** begin **

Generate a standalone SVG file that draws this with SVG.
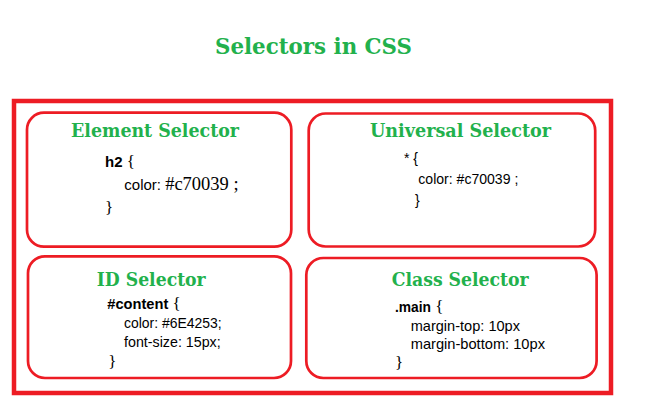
<svg xmlns="http://www.w3.org/2000/svg" width="648" height="413" viewBox="0 0 648 413">
<style>
.title{font-family:"DejaVu Serif","Liberation Serif",serif;font-weight:bold;fill:#22b14c}
.box{fill:none;stroke:#ed1c24;stroke-width:2.7}
.code{font-family:"Liberation Sans",Arial,sans-serif;font-size:15px;fill:#000}
.sm{font-size:14px}
.b{font-weight:bold}
.br{font-family:"Liberation Serif",serif;font-size:17px}
.hex{font-family:"Liberation Serif",serif;font-size:18.5px}
</style>
<rect width="648" height="413" fill="#fff"/>
<text class="title" x="215" y="54" font-size="22.5" textLength="197" lengthAdjust="spacingAndGlyphs">Selectors in CSS</text>
<rect x="14" y="101" width="597" height="292" fill="none" stroke="#ed1c24" stroke-width="4.5"/>
<g id="element">
<rect class="box" x="27" y="112.7" width="264.3" height="134" rx="17"/>
<text class="title" x="71" y="136.7" font-size="18.5" textLength="168" lengthAdjust="spacingAndGlyphs">Element Selector</text>
<text class="code" x="105" y="166.7"><tspan class="b">h2</tspan> <tspan class="br">{</tspan></text>
<text class="code" x="124.3" y="190">color: <tspan class="hex">#c70039 ;</tspan></text>
<text class="code br" x="105" y="213">}</text>
</g>
<g id="universal">
<rect class="box" x="308.7" y="113.5" width="286.5" height="133" rx="17"/>
<text class="title" x="370" y="136.7" font-size="18.5" textLength="181" lengthAdjust="spacingAndGlyphs">Universal Selector</text>
<text class="code sm" x="404" y="162.7">* {</text>
<text class="code sm" x="418.3" y="184" textLength="100" lengthAdjust="spacingAndGlyphs">color: #c70039 ;</text>
<text class="code sm" x="415" y="205">}</text>
</g>
<g id="id">
<rect class="box" x="28" y="256.3" width="263" height="121.7" rx="17"/>
<text class="title" x="96.7" y="285.7" font-size="18.5" textLength="109" lengthAdjust="spacingAndGlyphs">ID Selector</text>
<text class="code" x="107.3" y="309.3"><tspan class="b" textLength="61" lengthAdjust="spacingAndGlyphs">#content</tspan> <tspan class="br">{</tspan></text>
<text class="code" x="124" y="328.3" textLength="97.7" lengthAdjust="spacingAndGlyphs">color: #6E4253;</text>
<text class="code" x="124" y="347.3" textLength="96.7" lengthAdjust="spacingAndGlyphs">font-size: 15px;</text>
<text class="code br" x="108.3" y="366.7">}</text>
</g>
<g id="class">
<rect class="box" x="306.3" y="258" width="290.3" height="120" rx="17"/>
<text class="title" x="391.7" y="285.7" font-size="18.5" textLength="137" lengthAdjust="spacingAndGlyphs">Class Selector</text>
<text class="code" x="395" y="311.7"><tspan class="b" textLength="36" lengthAdjust="spacingAndGlyphs">.main</tspan> <tspan class="br">{</tspan></text>
<text class="code" x="410.7" y="330.7" textLength="109.3" lengthAdjust="spacingAndGlyphs">margin-top: 10px</text>
<text class="code" x="410.7" y="349.3" textLength="134.3" lengthAdjust="spacingAndGlyphs">margin-bottom: 10px</text>
<text class="code br" x="395" y="368">}</text>
</g>
<g id="connectors"></g>
</svg>
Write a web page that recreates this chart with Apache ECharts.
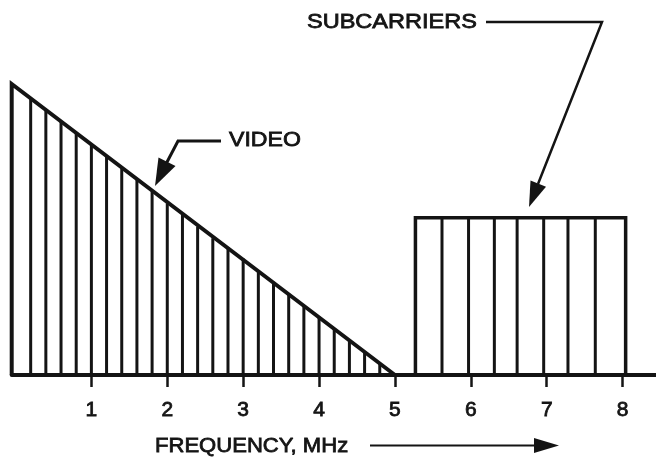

** end **

### JOB
Your task is to return the entries above exactly, with no pictures.

### FULL OUTPUT
Generate a standalone SVG file that draws this with SVG.
<svg xmlns="http://www.w3.org/2000/svg" width="648" height="413" viewBox="0 0 648 413">
<style>
.title{font-family:"DejaVu Serif","Liberation Serif",serif;font-weight:bold;fill:#22b14c}
.box{fill:none;stroke:#ed1c24;stroke-width:2.7}
.code{font-family:"Liberation Sans",Arial,sans-serif;font-size:15px;fill:#000}
.sm{font-size:14px}
.b{font-weight:bold}
.br{font-family:"Liberation Serif",serif;font-size:17px}
.hex{font-family:"Liberation Serif",serif;font-size:18.5px}
</style>
<rect width="648" height="413" fill="#fff"/>
<text class="title" x="215" y="54" font-size="22.5" textLength="197" lengthAdjust="spacingAndGlyphs">Selectors in CSS</text>
<rect x="14" y="101" width="597" height="292" fill="none" stroke="#ed1c24" stroke-width="4.5"/>
<g id="element">
<rect class="box" x="27" y="112.7" width="264.3" height="134" rx="17"/>
<text class="title" x="71" y="136.7" font-size="18.5" textLength="168" lengthAdjust="spacingAndGlyphs">Element Selector</text>
<text class="code" x="105" y="166.7"><tspan class="b">h2</tspan> <tspan class="br">{</tspan></text>
<text class="code" x="124.3" y="190">color: <tspan class="hex">#c70039 ;</tspan></text>
<text class="code br" x="105" y="213">}</text>
</g>
<g id="universal">
<rect class="box" x="308.7" y="113.5" width="286.5" height="133" rx="17"/>
<text class="title" x="370" y="136.7" font-size="18.5" textLength="181" lengthAdjust="spacingAndGlyphs">Universal Selector</text>
<text class="code sm" x="404" y="162.7">* {</text>
<text class="code sm" x="418.3" y="184" textLength="100" lengthAdjust="spacingAndGlyphs">color: #c70039 ;</text>
<text class="code sm" x="415" y="205">}</text>
</g>
<g id="id">
<rect class="box" x="28" y="256.3" width="263" height="121.7" rx="17"/>
<text class="title" x="96.7" y="285.7" font-size="18.5" textLength="109" lengthAdjust="spacingAndGlyphs">ID Selector</text>
<text class="code" x="107.3" y="309.3"><tspan class="b" textLength="61" lengthAdjust="spacingAndGlyphs">#content</tspan> <tspan class="br">{</tspan></text>
<text class="code" x="124" y="328.3" textLength="97.7" lengthAdjust="spacingAndGlyphs">color: #6E4253;</text>
<text class="code" x="124" y="347.3" textLength="96.7" lengthAdjust="spacingAndGlyphs">font-size: 15px;</text>
<text class="code br" x="108.3" y="366.7">}</text>
</g>
<g id="class">
<rect class="box" x="306.3" y="258" width="290.3" height="120" rx="17"/>
<text class="title" x="391.7" y="285.7" font-size="18.5" textLength="137" lengthAdjust="spacingAndGlyphs">Class Selector</text>
<text class="code" x="395" y="311.7"><tspan class="b" textLength="36" lengthAdjust="spacingAndGlyphs">.main</tspan> <tspan class="br">{</tspan></text>
<text class="code" x="410.7" y="330.7" textLength="109.3" lengthAdjust="spacingAndGlyphs">margin-top: 10px</text>
<text class="code" x="410.7" y="349.3" textLength="134.3" lengthAdjust="spacingAndGlyphs">margin-bottom: 10px</text>
<text class="code br" x="395" y="368">}</text>
</g>
<g id="connectors"></g>
</svg>
Write a web page that recreates this chart with Apache ECharts.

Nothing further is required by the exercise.